We might also see a player who has been substituted or does not start in a game that she thought she would who sits alone in the dugout because she is either angry or hurt that she does not feel a part of the game.  Or a batter who is standing at the plate, holding the bat close to her body with her shoulders crunched in trying to avoid being hit.  These responses often go deeper than a simple action and are a part of her core characteristics and personality.

Subjective Experience

Many players are aware enough about their emotions that they know how they are feeling at any given time during a game.  The less common knowledge though, is that they are able to intervene if needed and even have the potential to capitalize on that feeling.  What I am talking about is being able to deal with the stresses and feel the confidence that comes with feeling good and ready to go.  This element is the most useful one as it can effect the other ones and the player has a level of control over how the emotions can effect their performance.

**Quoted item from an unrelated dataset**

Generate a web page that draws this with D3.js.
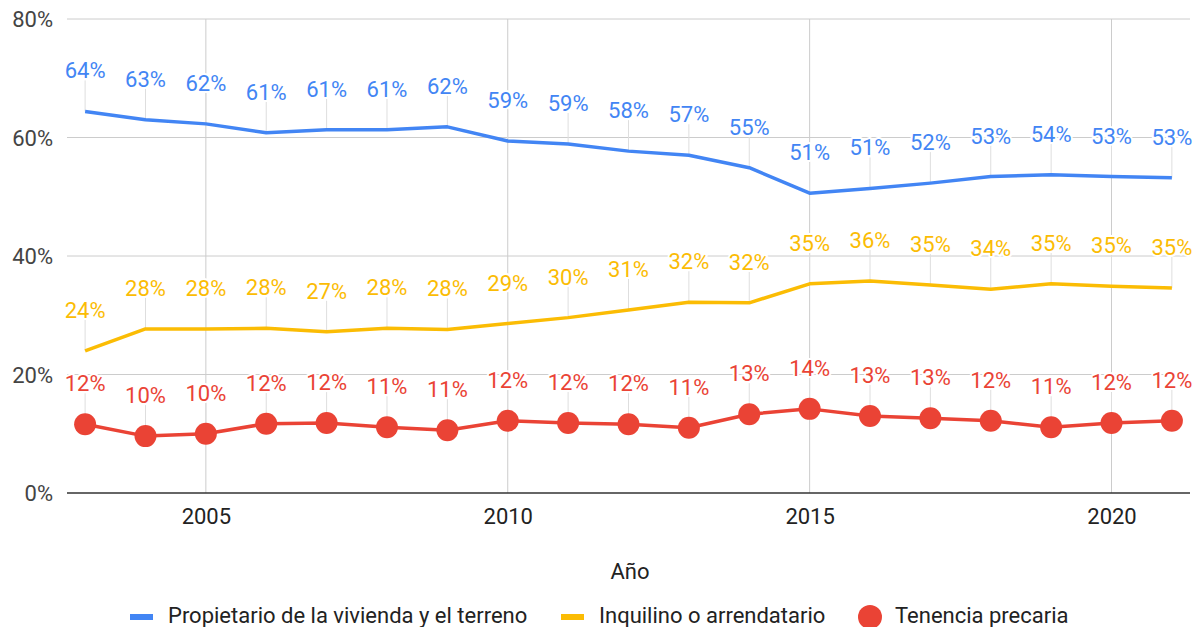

The Mental Training Connection

Even with minimal experience in mental training, softball player emotions can be managed at least to some degree.  With practice in application during training, emotional control will become as second nature as throwing.  Get your head in the game does not work for female athletes especially.  It may give you a very short term result, like a few plays or even an inning but is not healthy at all for the long term.

By teaching your team about mental training skills and strategies, and giving them opportunities to solidify those skills, you are not only making their game better but their daily lives as well.  Relaxation techniques for example will work wonders when auditioning for a play or entering a final exam.  Communication skills will not only help inter team relations but relations at home, at school and in employment as well.

As you can see, these components do not only relate to softball or any sport for that matter.  They are applicable for everything that we encounter and can be referred to in almost any situation.  So, something you may start to improve your teams performance this season will solidify the game for seasons to come and give your players tools for life as well.